▶ [YOUR OBJECTIVE]: Everything from the first line of the data below through the line that contains "month_ticks = ['1', '4', '7', '10']" should be written out exactly, please, and nothing more; the pictures stay out.
··········
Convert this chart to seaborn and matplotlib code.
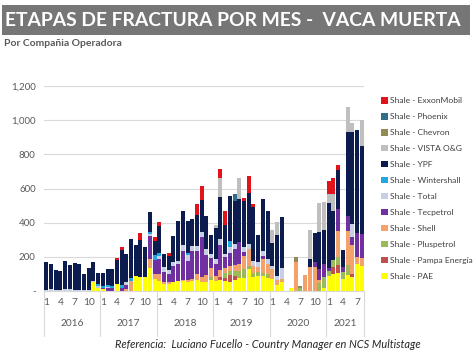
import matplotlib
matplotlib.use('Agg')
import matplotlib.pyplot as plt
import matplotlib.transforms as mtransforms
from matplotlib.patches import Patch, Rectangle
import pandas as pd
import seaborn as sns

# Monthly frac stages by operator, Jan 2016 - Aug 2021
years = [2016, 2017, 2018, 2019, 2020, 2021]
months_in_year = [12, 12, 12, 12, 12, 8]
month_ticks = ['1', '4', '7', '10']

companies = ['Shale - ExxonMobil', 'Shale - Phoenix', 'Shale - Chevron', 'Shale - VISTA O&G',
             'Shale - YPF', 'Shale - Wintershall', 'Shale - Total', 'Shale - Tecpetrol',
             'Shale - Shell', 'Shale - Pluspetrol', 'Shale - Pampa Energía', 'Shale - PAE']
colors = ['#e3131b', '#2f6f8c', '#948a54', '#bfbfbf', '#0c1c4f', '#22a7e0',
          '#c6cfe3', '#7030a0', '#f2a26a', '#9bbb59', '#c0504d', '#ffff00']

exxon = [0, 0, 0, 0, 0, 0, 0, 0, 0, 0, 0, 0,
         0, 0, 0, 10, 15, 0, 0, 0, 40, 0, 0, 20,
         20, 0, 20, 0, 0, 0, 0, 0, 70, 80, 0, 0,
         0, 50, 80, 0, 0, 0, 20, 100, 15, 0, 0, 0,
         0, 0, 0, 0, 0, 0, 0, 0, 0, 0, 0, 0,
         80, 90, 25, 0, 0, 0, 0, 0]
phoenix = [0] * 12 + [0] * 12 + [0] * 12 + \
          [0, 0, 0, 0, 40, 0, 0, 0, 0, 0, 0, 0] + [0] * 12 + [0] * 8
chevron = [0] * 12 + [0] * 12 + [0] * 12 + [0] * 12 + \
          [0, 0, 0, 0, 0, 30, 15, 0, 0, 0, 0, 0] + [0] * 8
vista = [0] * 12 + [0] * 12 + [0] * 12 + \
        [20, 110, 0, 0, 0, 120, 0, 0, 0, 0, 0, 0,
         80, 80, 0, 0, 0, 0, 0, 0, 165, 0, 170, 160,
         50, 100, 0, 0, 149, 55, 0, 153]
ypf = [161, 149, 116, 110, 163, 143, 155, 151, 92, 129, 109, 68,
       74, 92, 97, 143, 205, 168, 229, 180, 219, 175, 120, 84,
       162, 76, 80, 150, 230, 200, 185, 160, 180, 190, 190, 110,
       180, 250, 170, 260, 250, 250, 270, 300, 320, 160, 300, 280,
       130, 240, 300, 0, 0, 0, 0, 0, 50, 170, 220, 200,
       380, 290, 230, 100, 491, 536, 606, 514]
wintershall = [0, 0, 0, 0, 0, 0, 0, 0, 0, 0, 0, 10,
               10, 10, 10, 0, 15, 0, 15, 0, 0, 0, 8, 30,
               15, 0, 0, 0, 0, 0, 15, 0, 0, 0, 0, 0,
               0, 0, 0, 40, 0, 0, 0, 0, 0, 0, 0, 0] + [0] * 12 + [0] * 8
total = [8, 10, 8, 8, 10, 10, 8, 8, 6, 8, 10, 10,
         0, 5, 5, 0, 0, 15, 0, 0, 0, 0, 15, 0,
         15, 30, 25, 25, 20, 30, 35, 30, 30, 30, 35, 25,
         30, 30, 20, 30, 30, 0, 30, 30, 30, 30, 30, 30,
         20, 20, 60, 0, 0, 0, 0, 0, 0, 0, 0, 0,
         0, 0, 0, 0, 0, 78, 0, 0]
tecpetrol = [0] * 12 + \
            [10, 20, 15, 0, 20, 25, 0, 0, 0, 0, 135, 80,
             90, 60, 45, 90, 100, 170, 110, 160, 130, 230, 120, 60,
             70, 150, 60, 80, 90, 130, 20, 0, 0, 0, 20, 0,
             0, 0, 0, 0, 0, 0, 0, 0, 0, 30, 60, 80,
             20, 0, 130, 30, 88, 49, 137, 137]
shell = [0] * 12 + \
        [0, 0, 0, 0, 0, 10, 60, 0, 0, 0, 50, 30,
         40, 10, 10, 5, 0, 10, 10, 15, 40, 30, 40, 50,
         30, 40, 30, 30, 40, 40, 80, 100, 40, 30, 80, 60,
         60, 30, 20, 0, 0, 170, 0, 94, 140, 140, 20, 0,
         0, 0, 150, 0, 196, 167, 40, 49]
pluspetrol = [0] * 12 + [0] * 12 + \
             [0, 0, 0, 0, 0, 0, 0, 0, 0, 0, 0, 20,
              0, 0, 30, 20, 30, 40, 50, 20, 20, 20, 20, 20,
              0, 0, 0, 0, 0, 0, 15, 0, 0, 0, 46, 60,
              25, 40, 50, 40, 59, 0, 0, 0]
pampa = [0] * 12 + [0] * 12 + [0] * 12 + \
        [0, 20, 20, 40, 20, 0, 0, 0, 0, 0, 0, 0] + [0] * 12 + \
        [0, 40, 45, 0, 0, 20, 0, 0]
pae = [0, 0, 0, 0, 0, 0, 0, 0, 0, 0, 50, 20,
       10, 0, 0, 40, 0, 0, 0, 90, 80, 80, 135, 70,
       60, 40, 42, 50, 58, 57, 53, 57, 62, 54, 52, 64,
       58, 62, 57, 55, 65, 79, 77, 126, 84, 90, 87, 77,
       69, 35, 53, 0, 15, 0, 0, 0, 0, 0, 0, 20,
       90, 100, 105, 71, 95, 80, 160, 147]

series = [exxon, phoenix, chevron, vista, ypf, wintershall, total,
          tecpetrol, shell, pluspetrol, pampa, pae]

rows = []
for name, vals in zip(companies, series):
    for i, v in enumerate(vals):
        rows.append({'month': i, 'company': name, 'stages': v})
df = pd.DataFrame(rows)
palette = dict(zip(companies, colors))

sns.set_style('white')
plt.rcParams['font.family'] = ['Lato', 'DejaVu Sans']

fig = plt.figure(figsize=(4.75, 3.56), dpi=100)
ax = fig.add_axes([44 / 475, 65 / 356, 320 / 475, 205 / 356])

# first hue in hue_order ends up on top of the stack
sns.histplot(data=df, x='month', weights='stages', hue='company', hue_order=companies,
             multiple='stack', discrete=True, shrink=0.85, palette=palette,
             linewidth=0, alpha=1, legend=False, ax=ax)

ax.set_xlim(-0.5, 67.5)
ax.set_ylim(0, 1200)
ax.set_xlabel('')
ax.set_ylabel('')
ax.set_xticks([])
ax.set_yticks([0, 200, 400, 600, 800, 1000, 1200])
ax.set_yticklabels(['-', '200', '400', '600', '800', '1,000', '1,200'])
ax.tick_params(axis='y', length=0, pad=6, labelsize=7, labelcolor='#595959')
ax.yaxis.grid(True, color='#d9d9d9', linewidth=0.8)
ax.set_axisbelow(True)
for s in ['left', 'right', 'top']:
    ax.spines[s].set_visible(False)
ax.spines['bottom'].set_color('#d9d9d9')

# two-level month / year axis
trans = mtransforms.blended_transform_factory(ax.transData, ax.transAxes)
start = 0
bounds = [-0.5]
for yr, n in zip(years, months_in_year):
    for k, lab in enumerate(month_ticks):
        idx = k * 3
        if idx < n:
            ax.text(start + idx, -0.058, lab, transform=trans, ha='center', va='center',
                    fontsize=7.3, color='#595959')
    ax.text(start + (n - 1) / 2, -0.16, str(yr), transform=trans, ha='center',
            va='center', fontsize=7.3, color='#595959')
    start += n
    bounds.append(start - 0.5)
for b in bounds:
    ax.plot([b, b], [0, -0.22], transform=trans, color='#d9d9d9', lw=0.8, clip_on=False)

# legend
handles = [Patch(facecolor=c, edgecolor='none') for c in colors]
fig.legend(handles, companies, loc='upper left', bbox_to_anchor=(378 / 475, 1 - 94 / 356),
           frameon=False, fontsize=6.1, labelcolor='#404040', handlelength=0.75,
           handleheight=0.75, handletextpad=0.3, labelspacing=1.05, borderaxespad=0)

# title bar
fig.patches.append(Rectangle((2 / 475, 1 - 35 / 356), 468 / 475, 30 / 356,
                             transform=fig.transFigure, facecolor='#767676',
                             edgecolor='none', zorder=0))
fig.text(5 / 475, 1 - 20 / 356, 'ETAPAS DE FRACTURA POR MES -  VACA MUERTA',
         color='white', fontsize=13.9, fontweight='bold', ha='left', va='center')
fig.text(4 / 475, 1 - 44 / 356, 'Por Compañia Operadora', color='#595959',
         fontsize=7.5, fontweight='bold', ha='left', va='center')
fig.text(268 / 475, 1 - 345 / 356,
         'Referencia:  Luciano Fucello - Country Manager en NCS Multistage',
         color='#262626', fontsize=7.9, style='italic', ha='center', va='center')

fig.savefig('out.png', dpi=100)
··········
▶ [RESPONSE FOR THIS EXERCISE]:
Convert this chart to seaborn and matplotlib code.
import matplotlib
matplotlib.use('Agg')
import matplotlib.pyplot as plt
import matplotlib.transforms as mtransforms
from matplotlib.patches import Patch, Rectangle
import pandas as pd
import seaborn as sns

# Monthly frac stages by operator, Jan 2016 - Aug 2021
years = [2016, 2017, 2018, 2019, 2020, 2021]
months_in_year = [12, 12, 12, 12, 12, 8]
month_ticks = ['1', '4', '7', '10']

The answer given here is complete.